Royalty Math, Demystified: Pro-Rata vs User-Centric vs Artist-Centric

September 19, 20253 min read

Streaming royalties are one of the most confusing topics in the modern music business. Ask ten artists how they think they’re paid, and you’ll get ten different answers (plus at least one conspiracy theory). The truth is: it’s not rocket science, but the math behind payouts can make or break your career.

Let’s break down the three main models — Pro-Rata, User-Centric, and Artist-Centric — in plain English, so you know where your streams are really going.


1. The Pro-Rata Model (a.k.a. “The Pool Party”)

This is the default system used by most DSPs (Spotify, Apple Music, Amazon Music, etc.).

  • All subscription + ad revenue goes into one big pot each month.

  • DSP takes its cut (about 30%).

  • The rest is distributed based on share of total streams across the platform.

Example:

  • Spotify makes $100M in a month.

  • After their cut, $70M is left for rights holders.

  • If your song got 1% of all streams that month, you get 1% of the pot = $700K.

👉 Problem: If a listener only plays your track, but Drake had 5% of global streams, some of that fan’s subscription money is going to Drake. It rewards popularity over loyalty.


2. The User-Centric Model (a.k.a. “Follow the Fan”)

Deezer, SoundCloud, and a few others have experimented with this.

  • Each listener’s subscription fee is divided only among the artists they streamed that month.

  • If you pay $10 and only listen to indie bands, your $10 (minus DSP cut) goes directly to those artists — not to the global pool.

Example:

  • Marissa listens to you 100% of the time.
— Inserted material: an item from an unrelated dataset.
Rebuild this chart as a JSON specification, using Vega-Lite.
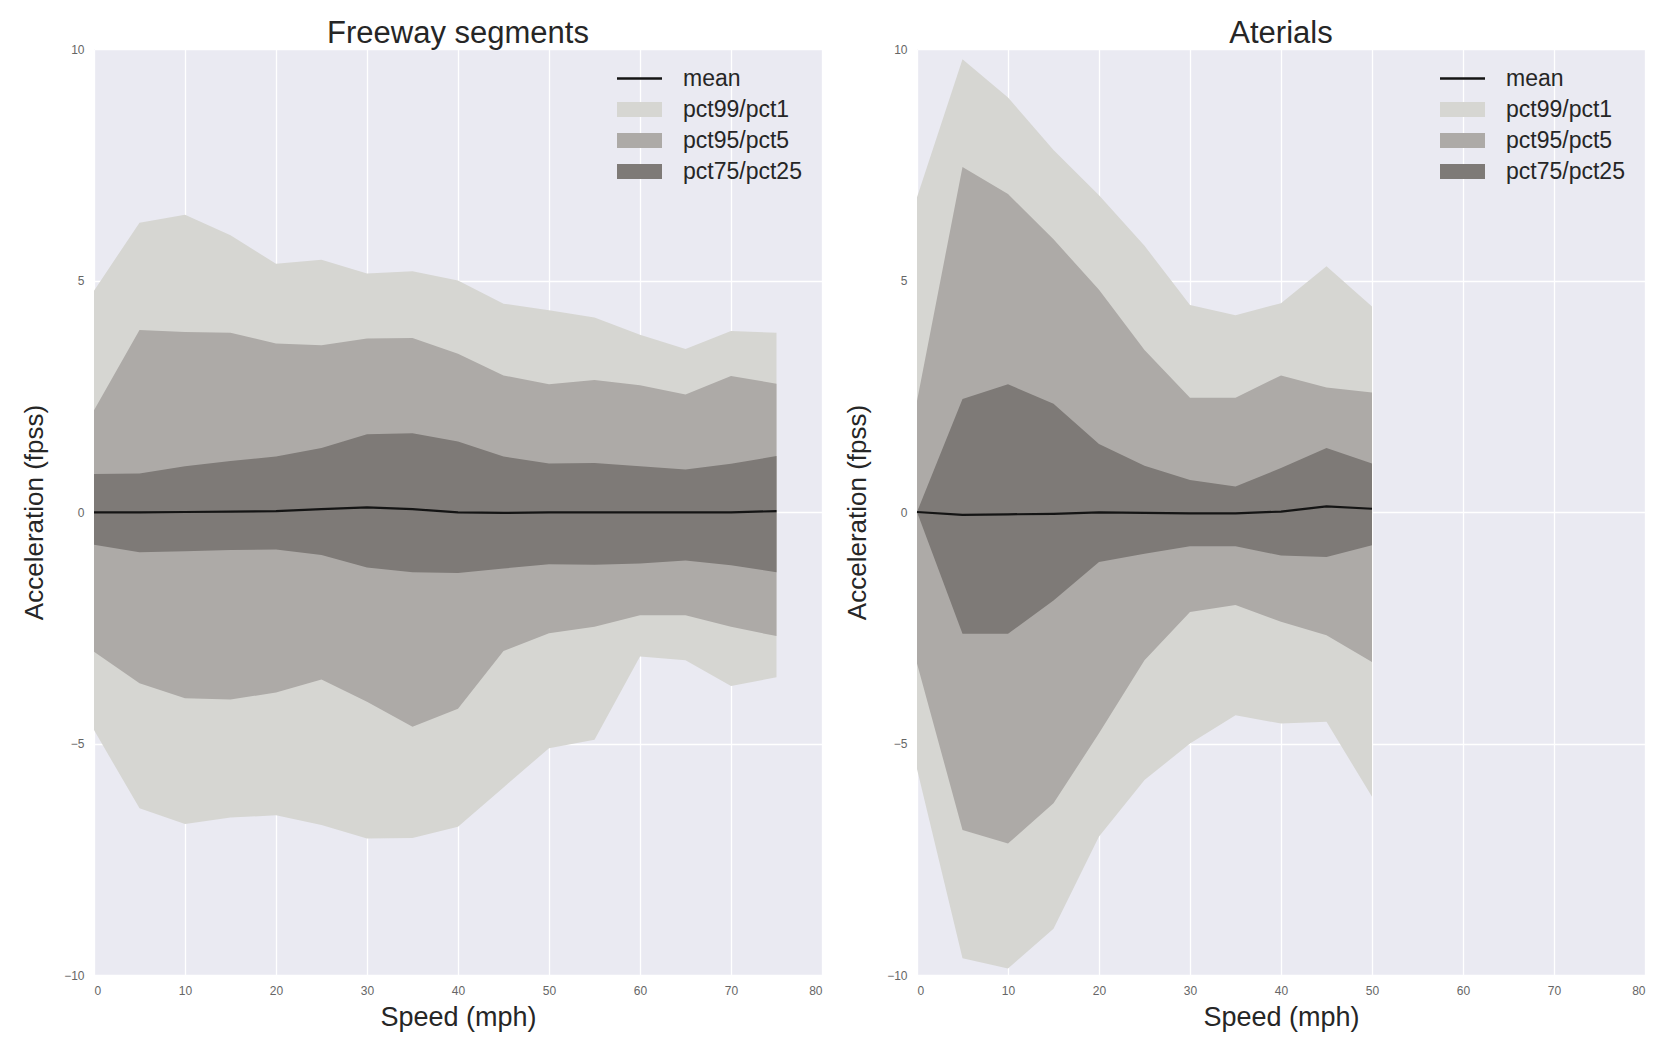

  • Her $10 subscription = $7 to you after platform cut.

  • No Drake tax.

👉 Benefit: Fairer for niche and independent artists.
👉 Challenge: Harder for DSPs to implement at scale, plus big labels lobby against it.


3. The Artist-Centric Model (a.k.a. “The Middle Ground”)

This is the newest trend — being piloted by Universal, Deezer, and others.

  • Designed to prioritize “real” artist streams over background noise, bots, or white noise playlists.

  • Streams are weighted differently: e.g.

    • Active fans (searching for you, saving your songs) = full value.

    • Passive background listens (e.g., 8-hour lo-fi playlists) = reduced value.

    • Suspected bot activity = zero value.

Example:

  • 1,000 active searches for your band might pay more than 10,000 random passive plays on a study playlist.

👉 Benefit: Rewards engagement and fandom, not just volume.
👉 Criticism: Still vague, and DSPs/labels decide the weighting system.


So Which Model Wins?

  • Pro-Rata = great if you’re a superstar, rough if you’re indie.

  • User-Centric = fan loyalty finally matters.

  • Artist-Centric = designed to kill fraud and reward “real” artists, but execution matters.

The reality? We may see hybrid systems: Pro-Rata as the base, with Artist-Centric rules layered on top, and User-Centric models offered as “fan-first” experiments.


Why You Should Care (Even If You’re Just Starting Out)

Because these models change how your streams convert to dollars. If you’re building a career, understanding this math helps you:

  • Forecast income (don’t just trust the monthly distro statement).

  • Decide which platforms to prioritize.

  • Educate your fans: “Hey, if you stream me on [platform X], more of your subscription goes to me.”

Your fans want to support you. Make it easy for them to understand where their money goes.


The Bottom Line

Streaming royalties are complicated, but not impossible. Pro-Rata, User-Centric, and Artist-Centric models are just different ways of slicing the same pie. The real question is: who do you want eating with you?

And here’s the kicker: no matter the system, your best strategy is still the same — build direct fan relationships, grow loyalty, and diversify income streams (merch, tickets, Patreon, syncs). Streaming should be the spark, not the fire.